Call To Action (and the entire church reform movement for that matter) is at an exciting transition.

Positive change is happening in ways we never thought possible. My partner, Jaimy and I had often wondered if we were blessed with a child, would we raise our child in the Catholic Church? We had doubts because we want our child to experience an inclusive environment – where no one was going to be judged for who they are or what ideas they find persuasive. A community where not only women are viewed as equal but the feminine that resides in all of us is celebrated.

Just 19 days ago, Jaimy and I welcomed into our arms our first child, Nathan. In a few months, Nathan will be baptized into the Spirit of Life Catholic community - one of the many Catholic communities emerging at the grassroots level. In this Catholic community, where there are two pastors, one female, the other male, where the community makes decisions together, where no one is judged for what they think, where the sacrament of marriage is open to love between people regardless of their gender, and everyone is committed to peace, non-violence, and social justice.

This will be our son’s Catholic experience – IF we continue the important and sacred work of Call To Action.

It is sometimes difficult to be so optimistic. All one needs to do is look around to see inquisition like investigations of women religious and the firing of church employees – all because they have voiced with integrity insights intended to improve the church. This threatens those with institutional power so much that 1.1 million dollars is needed to silence such prophetic voices. In talking with several women religious, their suggestion – “let us raise a million dollars, give it to women religious so that they can investigate the Vatican!”

But we at Call To Action believe in a different kind of church.

We believe in a church that instead of investigating one another, we hold honest, transparent, and open dialogue, especially when we disagree.

- a church that not only advocates for the poor and oppressed but does so from a place of love, peace, and non-violence.

- a church that not only works for equal opportunity for women in church leadership, but also recognizes the holy feminine that dwells within us all… in men as well as women.

- a church that not only addresses racism in our communities and organizational structures, but also honestly confronts white privilege and racism in ourselves.

- a church that not only values its youth, but invites every generation to fully participate so that the wisdom generation can learn from youth just as much as youth can learn from those most experienced in life.

- a church that not only affirms and celebrates LGBT people, but believes these sisters and brothers should be welcomed to all sacraments, not just some of them.

This vision of church will happen, but it has to come from us.

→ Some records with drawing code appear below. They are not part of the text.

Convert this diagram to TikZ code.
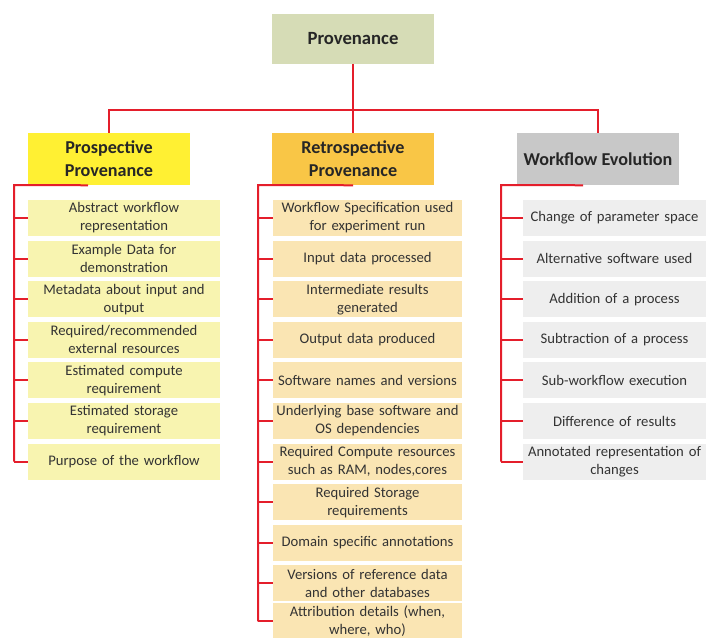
\documentclass[tikz,border=0pt]{standalone}
\usepackage{fontspec}
\setmainfont{Carlito}
\usepackage{xcolor}
\usetikzlibrary{positioning,calc}

\definecolor{rootfill}{HTML}{D6DCB6}
\definecolor{pphead}{HTML}{FFF033}
\definecolor{rphead}{HTML}{F9C646}
\definecolor{wehead}{HTML}{C8C8C8}
\definecolor{ppitemfill}{HTML}{F8F4B0}
\definecolor{rpitemfill}{HTML}{FAE5B3}
\definecolor{weitemfill}{HTML}{EEEEEE}
\definecolor{linkred}{HTML}{E41E2B}

\tikzset{
  link/.style={draw=linkred,line width=1.5pt},
  headbox/.style={minimum width=121.5pt,minimum height=39pt,inner sep=0pt,align=center,
    font=\fontsize{13.6}{17}\selectfont\bfseries,text=black!85},
  itembox/.style={minimum height=27pt,inner xsep=1pt,inner ysep=0pt,align=center,
    font=\fontsize{11}{13.5}\selectfont,text=black!80},
  ppitem/.style={itembox,fill=ppitemfill,text width=142pt},
  rpitem/.style={itembox,fill=rpitemfill,text width=139.75pt},
  weitem/.style={itembox,fill=weitemfill,text width=135.25pt},
}

\begin{document}
\begin{tikzpicture}[x=0.75pt,y=-0.75pt]
    \useasboundingbox (0,0) rectangle (706,637);
    % Root
    \node[headbox,fill=rootfill,minimum width=122pt,minimum height=37.5pt,
          font=\fontsize{14}{17}\selectfont\bfseries] (root) at (353,38.5) {Provenance};
    % Categories
    \node[headbox,fill=pphead] (pp) at (109,159) {Prospective\\Provenance};
    \node[headbox,fill=rphead] (rp) at (353,159) {Retrospective\\Provenance};
    \node[headbox,fill=wehead] (we) at (598,159) {Workflow Evolution};
    \coordinate (bus) at (353,110);
    \draw[link] (root.south) -- (rp.north);
    \draw[link] (pp.north) |- (bus) -| (we.north);
    % Prospective items
    \foreach \txt [count=\i] in {Abstract workflow\\representation,
        Example Data for\\demonstration,
        Metadata about input and\\output,
        Required/recommended\\external resources,
        Estimated compute\\requirement,
        Estimated storage\\requirement,
        Purpose of the workflow} {
        \node[ppitem] (pp\i) at (124,{218+40.6*(\i-1)}) {\txt};
    }
    % Retrospective items (last one nudged up to stay on the page)
    \foreach \txt [count=\i] in {Workflow Specification used\\for experiment run,
        Input data processed,
        Intermediate results\\generated,
        Output data produced,
        Software names and versions,
        Underlying base software and\\OS dependencies,
        Required Compute resources\\such as RAM{,} nodes{,}cores,
        Required Storage\\requirements,
        Domain specific annotations,
        Versions of reference data\\and other databases,
        Attribution details (when{,}\\where{,} who)} {
        \node[rpitem,yshift={(\i==11)*2}] (rp\i) at (367.5,{218+40.6*(\i-1)}) {\txt};
    }
    % Evolution items
    \foreach \txt [count=\i] in {Change of parameter space,
        Alternative software used,
        Addition of a process,
        Subtraction of a process,
        Sub-workflow execution,
        Difference of results,
        Annotated representation of\\changes} {
        \node[weitem] (we\i) at (614.5,{218+40.6*(\i-1)}) {\txt};
    }
    % Brackets
    \coordinate (ppknee) at (14,185);
    \coordinate (rpknee) at (258,185);
    \coordinate (weknee) at (501,185);
    \draw[link] ($(pp.south)+(-21,0)$) -- (ppknee) -- (ppknee |- pp7.west);
    \draw[link] (rp.south) -- (rpknee) -- (rpknee |- rp11.west);
    \draw[link] ($(we.south)+(-15,0)$) -- (weknee) -- (weknee |- we7.west);
    \foreach \i in {1,...,7} {
        \draw[link] (ppknee |- pp\i.west) -- (pp\i.west);
        \draw[link] (weknee |- we\i.west) -- (we\i.west);
    }
    \foreach \i in {1,...,11} {
        \draw[link] (rpknee |- rp\i.west) -- (rp\i.west);
    }
\end{tikzpicture}
\end{document}
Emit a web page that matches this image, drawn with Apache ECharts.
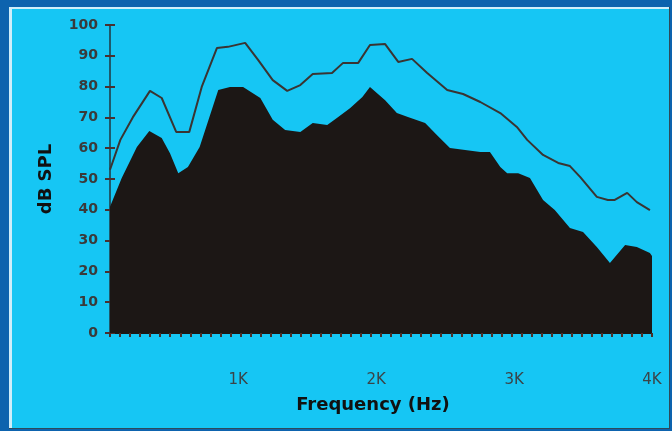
<!DOCTYPE html>
<html>
<head>
<meta charset="utf-8">
<script src="https://cdn.jsdelivr.net/npm/echarts@6/dist/echarts.min.js"></script>
<style>
  html, body { margin: 0; padding: 0; background: #0d63ae; }
  #chart { width: 672px; height: 431px; }
</style>
</head>
<body>
<div id="chart"></div>
<script>
// Frequency (Hz) and level (dB SPL)
const upperFreq = [70, 145, 235, 360, 445, 550, 645, 735, 845, 925, 1050, 1145, 1250, 1355, 1450, 1540, 1680, 1760, 1870, 1955, 2065, 2160, 2260, 2370, 2515, 2630, 2755, 2900, 3020, 3095, 3210, 3320, 3405, 3480, 3600, 3680, 3730, 3820, 3890, 3985];
const upperLevel = [53, 62.7, 70, 78.6, 76.3, 65.3, 65.3, 79.9, 92.5, 92.9, 94.2, 88.6, 82.1, 78.6, 80.5, 84.1, 84.4, 87.7, 87.7, 93.5, 93.8, 88, 89, 84.4, 78.9, 77.6, 75, 71.4, 66.9, 62.7, 57.8, 55.2, 54.2, 50.6, 44.2, 43.2, 43.2, 45.5, 42.5, 39.9];

const lowerFreq = [70, 155, 265, 355, 445, 505, 565, 635, 720, 855, 940, 1035, 1160, 1250, 1340, 1450, 1540, 1645, 1715, 1810, 1900, 1955, 2065, 2150, 2230, 2355, 2440, 2535, 2755, 2825, 2900, 2950, 3030, 3115, 3210, 3295, 3405, 3500, 3600, 3695, 3805, 3890, 3985, 4000];
const lowerLevel = [41, 50.3, 60.4, 65.6, 63.3, 58.4, 51.9, 53.9, 60.4, 78.9, 79.9, 79.9, 76.3, 69.2, 65.9, 65.3, 68.2, 67.5, 69.8, 73, 76.6, 79.9, 75.6, 71.4, 70.1, 68.2, 64.3, 60.1, 58.8, 58.8, 53.9, 51.9, 51.9, 50.3, 43.2, 39.9, 34.1, 32.8, 27.9, 22.7, 28.6, 27.9, 26, 25];

const xLabelValues = [1000, 2000, 3000, 4000];
const xMin = 70, xMax = 4000;
const yMin = 0, yMax = 100, yStep = 10;
const minorTickCount = 54;

const zip = (a, b) => a.map((v, i) => [v, b[i]]);

const chart = echarts.init(document.getElementById('chart'), null, { renderer: 'canvas' });
const BLUE = '#0d63ae';
const CYAN = '#16c6f4';
chart.setOption({
  backgroundColor: CYAN,
  animation: false,
  graphic: [
    { type: 'rect', shape: { x: 0, y: 0, width: 672, height: 7 }, style: { fill: BLUE } },
    { type: 'rect', shape: { x: 0, y: 0, width: 9, height: 431 }, style: { fill: BLUE } },
    { type: 'rect', shape: { x: 670, y: 0, width: 2, height: 431 }, style: { fill: BLUE } },
    { type: 'rect', shape: { x: 0, y: 429, width: 672, height: 2 }, style: { fill: BLUE } },
    { type: 'rect', shape: { x: 9, y: 7, width: 661, height: 2 }, style: { fill: '#cfeefa' } },
    { type: 'rect', shape: { x: 9, y: 7, width: 3, height: 422 }, style: { fill: '#cfeefa' } },
    { type: 'rect', shape: { x: 669, y: 7, width: 1, height: 422 }, style: { fill: '#2d4a5a' } },
    { type: 'rect', shape: { x: 9, y: 428, width: 661, height: 1 }, style: { fill: '#2d4a5a' } }
  ],
  grid: { left: 110, right: 20, top: 25, bottom: 98 },
  xAxis: [
    {
      type: 'value',
      min: xMin,
      max: xMax,
      name: 'Frequency (Hz)',
      nameLocation: 'middle',
      nameGap: 63,
      nameTextStyle: { fontFamily: 'DejaVu Sans', fontWeight: 'bold', fontSize: 18, color: '#111', padding: [0, 16, 0, 0] },
      axisLine: { show: true, onZero: false, lineStyle: { color: '#2a2a2a', width: 1 } },
      axisTick: { show: false },
      axisLabel: {
        customValues: xLabelValues,
        formatter: v => (v / 1000) + 'K',
        margin: 40,
        fontFamily: 'DejaVu Sans',
        fontSize: 15,
        color: '#3a4448'
      },
      splitLine: { show: false }
    },
    {
      type: 'value',
      position: 'bottom',
      offset: 0,
      min: 0,
      max: minorTickCount,
      interval: 1,
      axisLine: { show: true, onZero: false, lineStyle: { color: '#1c1715', width: 1 } },
      axisTick: { show: true, length: 4, lineStyle: { color: '#4a2f28', width: 2 } },
      axisLabel: { show: false },
      splitLine: { show: false }
    }
  ],
  yAxis: [
    {
      type: 'value',
      min: yMin, max: yMax, interval: yStep,
      name: 'dB SPL',
      nameLocation: 'middle',
      nameRotate: 90,
      nameGap: 55,
      nameTextStyle: { fontFamily: 'DejaVu Sans', fontWeight: 'bold', fontSize: 18, color: '#111' },
      axisLine: { show: true, lineStyle: { color: '#1d5a6c', width: 2 } },
      axisTick: { show: true, inside: false, length: 5, lineStyle: { color: '#4a3030', width: 2 } },
      axisLabel: { margin: 12, fontFamily: 'DejaVu Sans', fontWeight: 'bold', fontSize: 14, color: '#3a3a3a' },
      splitLine: { show: false }
    },
    {
      type: 'value',
      position: 'left',
      min: yMin, max: yMax, interval: yStep,
      axisLine: { show: false },
      axisTick: { show: true, inside: true, length: 5, lineStyle: { color: '#4a3030', width: 2 } },
      axisLabel: { show: false },
      splitLine: { show: false }
    }
  ],
  series: [
    {
      name: 'lower',
      type: 'line',
      data: zip(lowerFreq, lowerLevel),
      symbol: 'none',
      lineStyle: { width: 0 },
      areaStyle: { color: '#1c1715', opacity: 1 },
      itemStyle: { color: '#1c1715' },
      z: 3
    },
    {
      name: 'upper',
      type: 'line',
      data: zip(upperFreq, upperLevel),
      symbol: 'none',
      lineStyle: { color: '#3a3432', width: 2 },
      itemStyle: { color: '#3a3432' },
      z: 4
    },
    {
      name: 'tickAxis',
      type: 'line',
      xAxisIndex: 1,
      data: [],
      silent: true
    }
  ]
});
</script>
</body>
</html>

Never before has Call To Action been so needed! The kin-dom of God is near and we are being called to co-create with God an inclusive church where everyone is celebrated for being the person they were created to be.

There have been and will always be distractions that will tempt to discourage us.

The lack of accountability and abuse of power has hurt children, women, and men, closed beloved parishes, and weakened the church’s moral credibility.

Disagreements offered in good faith are met with one’s Catholic identity being questioned, punishment rendered, and excommunication threatened. And this is done ALL in the name of God.

It is enough to drive one to the edge. But it is at the edge where we are called to be.

Our CTA staff meetings always begin with prayer or reflection. At her last official CTA staff meeting, Transitional Executive Director, Pat O’Connell offered a reflection – the words of French poet and philosopher, Guillaume Apollinaire, I conclude my remarks this evening with his wisdom.

He writes:

“Come to the edge,
We’re afraid.
Come to the edge,
We can’t, we’ll die!
Come to the edge.
And they came.
And He pushed them
and they flew.”

My sisters and brothers, it is at this extraordinary time of human history that we’re being called to the edge.

Let us together stand on the edge, so that our toes dangle over the side, and together let us invite God in her infinite wisdom and playfulness, push us so that together, we renew our church, and fly.